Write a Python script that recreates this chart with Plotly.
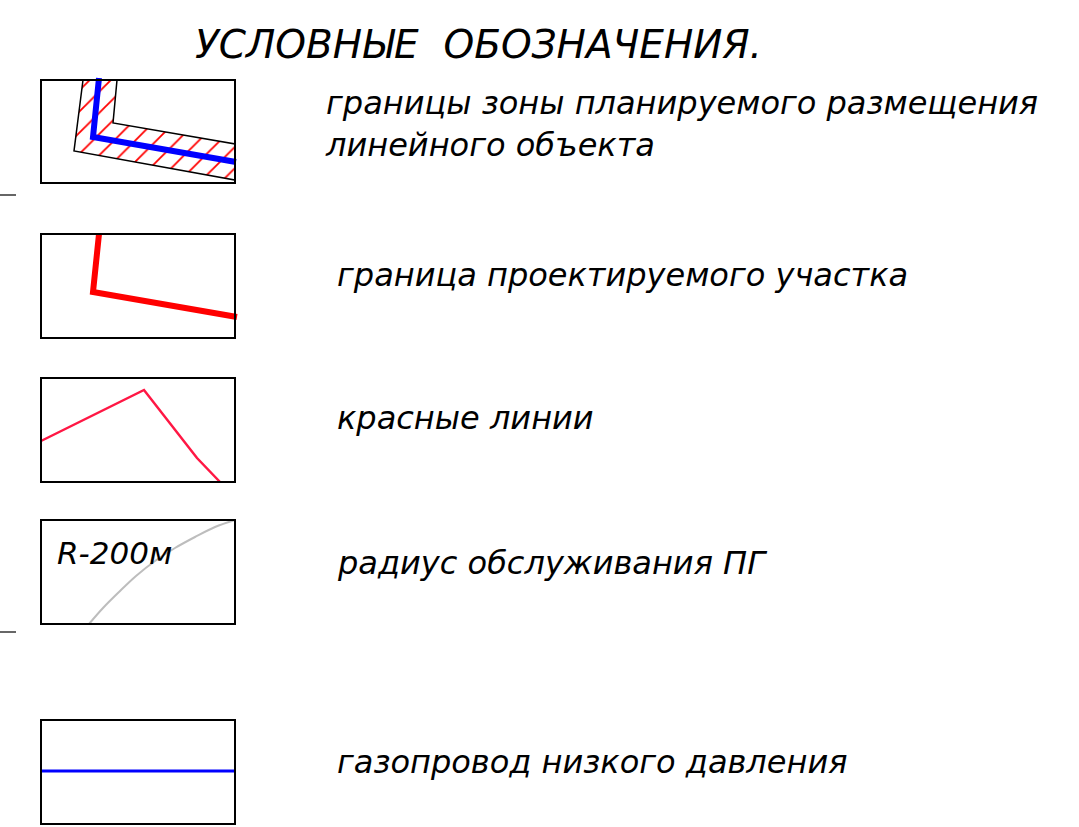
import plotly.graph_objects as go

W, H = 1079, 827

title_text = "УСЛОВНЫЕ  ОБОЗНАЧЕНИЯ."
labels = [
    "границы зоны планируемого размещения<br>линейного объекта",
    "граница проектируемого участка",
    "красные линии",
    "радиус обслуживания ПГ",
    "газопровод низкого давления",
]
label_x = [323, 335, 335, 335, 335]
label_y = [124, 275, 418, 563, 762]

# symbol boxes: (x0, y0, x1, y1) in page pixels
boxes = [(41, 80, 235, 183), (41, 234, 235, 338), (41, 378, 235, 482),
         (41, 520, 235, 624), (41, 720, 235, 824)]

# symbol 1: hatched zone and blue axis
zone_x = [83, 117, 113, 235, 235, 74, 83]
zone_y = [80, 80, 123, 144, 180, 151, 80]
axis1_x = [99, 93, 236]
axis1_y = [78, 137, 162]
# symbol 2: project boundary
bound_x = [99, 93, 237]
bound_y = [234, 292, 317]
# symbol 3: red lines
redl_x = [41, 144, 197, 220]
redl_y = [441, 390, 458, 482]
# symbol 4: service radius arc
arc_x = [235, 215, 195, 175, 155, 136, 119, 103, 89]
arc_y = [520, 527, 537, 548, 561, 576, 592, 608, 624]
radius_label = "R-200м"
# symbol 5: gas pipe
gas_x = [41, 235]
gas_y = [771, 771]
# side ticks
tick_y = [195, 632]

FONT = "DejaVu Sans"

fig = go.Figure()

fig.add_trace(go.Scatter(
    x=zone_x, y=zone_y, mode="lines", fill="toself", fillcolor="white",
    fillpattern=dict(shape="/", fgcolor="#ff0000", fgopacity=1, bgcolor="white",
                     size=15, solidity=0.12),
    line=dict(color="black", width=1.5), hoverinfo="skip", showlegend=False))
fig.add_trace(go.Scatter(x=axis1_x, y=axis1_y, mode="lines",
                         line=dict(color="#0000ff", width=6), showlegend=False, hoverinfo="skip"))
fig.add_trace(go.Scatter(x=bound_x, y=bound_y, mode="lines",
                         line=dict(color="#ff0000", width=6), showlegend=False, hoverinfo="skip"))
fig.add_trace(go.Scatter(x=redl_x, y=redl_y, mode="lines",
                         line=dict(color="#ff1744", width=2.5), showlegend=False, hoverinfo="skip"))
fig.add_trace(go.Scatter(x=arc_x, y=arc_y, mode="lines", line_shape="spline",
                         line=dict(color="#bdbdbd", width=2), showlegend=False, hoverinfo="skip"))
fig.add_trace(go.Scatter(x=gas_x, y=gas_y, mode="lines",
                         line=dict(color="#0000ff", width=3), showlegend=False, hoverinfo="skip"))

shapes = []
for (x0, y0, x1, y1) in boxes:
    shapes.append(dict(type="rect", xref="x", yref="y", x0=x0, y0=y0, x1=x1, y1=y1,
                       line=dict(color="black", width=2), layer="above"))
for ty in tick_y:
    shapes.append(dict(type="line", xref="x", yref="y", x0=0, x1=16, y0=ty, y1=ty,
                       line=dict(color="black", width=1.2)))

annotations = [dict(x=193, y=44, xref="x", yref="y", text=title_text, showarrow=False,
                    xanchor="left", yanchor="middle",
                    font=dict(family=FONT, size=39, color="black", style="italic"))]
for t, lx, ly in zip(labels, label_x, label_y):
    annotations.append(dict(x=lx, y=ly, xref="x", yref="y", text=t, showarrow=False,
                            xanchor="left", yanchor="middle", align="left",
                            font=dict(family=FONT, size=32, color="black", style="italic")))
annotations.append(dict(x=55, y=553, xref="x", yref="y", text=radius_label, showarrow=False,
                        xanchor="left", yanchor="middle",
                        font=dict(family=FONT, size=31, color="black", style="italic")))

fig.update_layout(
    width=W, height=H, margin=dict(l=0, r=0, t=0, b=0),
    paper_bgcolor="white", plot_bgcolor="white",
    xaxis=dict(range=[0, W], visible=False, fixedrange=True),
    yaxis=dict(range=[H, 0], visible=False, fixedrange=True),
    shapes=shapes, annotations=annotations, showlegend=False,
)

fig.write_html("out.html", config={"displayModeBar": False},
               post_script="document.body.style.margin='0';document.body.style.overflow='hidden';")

▶ [What the exercise asks] Omit the pictures, then quote the rest of the material above exactly.

▶ [The output]
Write a Python script that recreates this chart with Plotly.
import plotly.graph_objects as go

W, H = 1079, 827

title_text = "УСЛОВНЫЕ  ОБОЗНАЧЕНИЯ."
labels = [
    "границы зоны планируемого размещения<br>линейного объекта",
    "граница проектируемого участка",
    "красные линии",
    "радиус обслуживания ПГ",
    "газопровод низкого давления",
]
label_x = [323, 335, 335, 335, 335]
label_y = [124, 275, 418, 563, 762]

# symbol boxes: (x0, y0, x1, y1) in page pixels
boxes = [(41, 80, 235, 183), (41, 234, 235, 338), (41, 378, 235, 482),
         (41, 520, 235, 624), (41, 720, 235, 824)]

# symbol 1: hatched zone and blue axis
zone_x = [83, 117, 113, 235, 235, 74, 83]
zone_y = [80, 80, 123, 144, 180, 151, 80]
axis1_x = [99, 93, 236]
axis1_y = [78, 137, 162]
# symbol 2: project boundary
bound_x = [99, 93, 237]
bound_y = [234, 292, 317]
# symbol 3: red lines
redl_x = [41, 144, 197, 220]
redl_y = [441, 390, 458, 482]
# symbol 4: service radius arc
arc_x = [235, 215, 195, 175, 155, 136, 119, 103, 89]
arc_y = [520, 527, 537, 548, 561, 576, 592, 608, 624]
radius_label = "R-200м"
# symbol 5: gas pipe
gas_x = [41, 235]
gas_y = [771, 771]
# side ticks
tick_y = [195, 632]

FONT = "DejaVu Sans"

fig = go.Figure()

fig.add_trace(go.Scatter(
    x=zone_x, y=zone_y, mode="lines", fill="toself", fillcolor="white",
    fillpattern=dict(shape="/", fgcolor="#ff0000", fgopacity=1, bgcolor="white",
                     size=15, solidity=0.12),
    line=dict(color="black", width=1.5), hoverinfo="skip", showlegend=False))
fig.add_trace(go.Scatter(x=axis1_x, y=axis1_y, mode="lines",
                         line=dict(color="#0000ff", width=6), showlegend=False, hoverinfo="skip"))
fig.add_trace(go.Scatter(x=bound_x, y=bound_y, mode="lines",
                         line=dict(color="#ff0000", width=6), showlegend=False, hoverinfo="skip"))
fig.add_trace(go.Scatter(x=redl_x, y=redl_y, mode="lines",
                         line=dict(color="#ff1744", width=2.5), showlegend=False, hoverinfo="skip"))
fig.add_trace(go.Scatter(x=arc_x, y=arc_y, mode="lines", line_shape="spline",
                         line=dict(color="#bdbdbd", width=2), showlegend=False, hoverinfo="skip"))
fig.add_trace(go.Scatter(x=gas_x, y=gas_y, mode="lines",
                         line=dict(color="#0000ff", width=3), showlegend=False, hoverinfo="skip"))

shapes = []
for (x0, y0, x1, y1) in boxes:
    shapes.append(dict(type="rect", xref="x", yref="y", x0=x0, y0=y0, x1=x1, y1=y1,
                       line=dict(color="black", width=2), layer="above"))
for ty in tick_y:
    shapes.append(dict(type="line", xref="x", yref="y", x0=0, x1=16, y0=ty, y1=ty,
                       line=dict(color="black", width=1.2)))

annotations = [dict(x=193, y=44, xref="x", yref="y", text=title_text, showarrow=False,
                    xanchor="left", yanchor="middle",
                    font=dict(family=FONT, size=39, color="black", style="italic"))]
for t, lx, ly in zip(labels, label_x, label_y):
    annotations.append(dict(x=lx, y=ly, xref="x", yref="y", text=t, showarrow=False,
                            xanchor="left", yanchor="middle", align="left",
                            font=dict(family=FONT, size=32, color="black", style="italic")))
annotations.append(dict(x=55, y=553, xref="x", yref="y", text=radius_label, showarrow=False,
                        xanchor="left", yanchor="middle",
                        font=dict(family=FONT, size=31, color="black", style="italic")))

fig.update_layout(
    width=W, height=H, margin=dict(l=0, r=0, t=0, b=0),
    paper_bgcolor="white", plot_bgcolor="white",
    xaxis=dict(range=[0, W], visible=False, fixedrange=True),
    yaxis=dict(range=[H, 0], visible=False, fixedrange=True),
    shapes=shapes, annotations=annotations, showlegend=False,
)

fig.write_html("out.html", config={"displayModeBar": False},
               post_script="document.body.style.margin='0';document.body.style.overflow='hidden';")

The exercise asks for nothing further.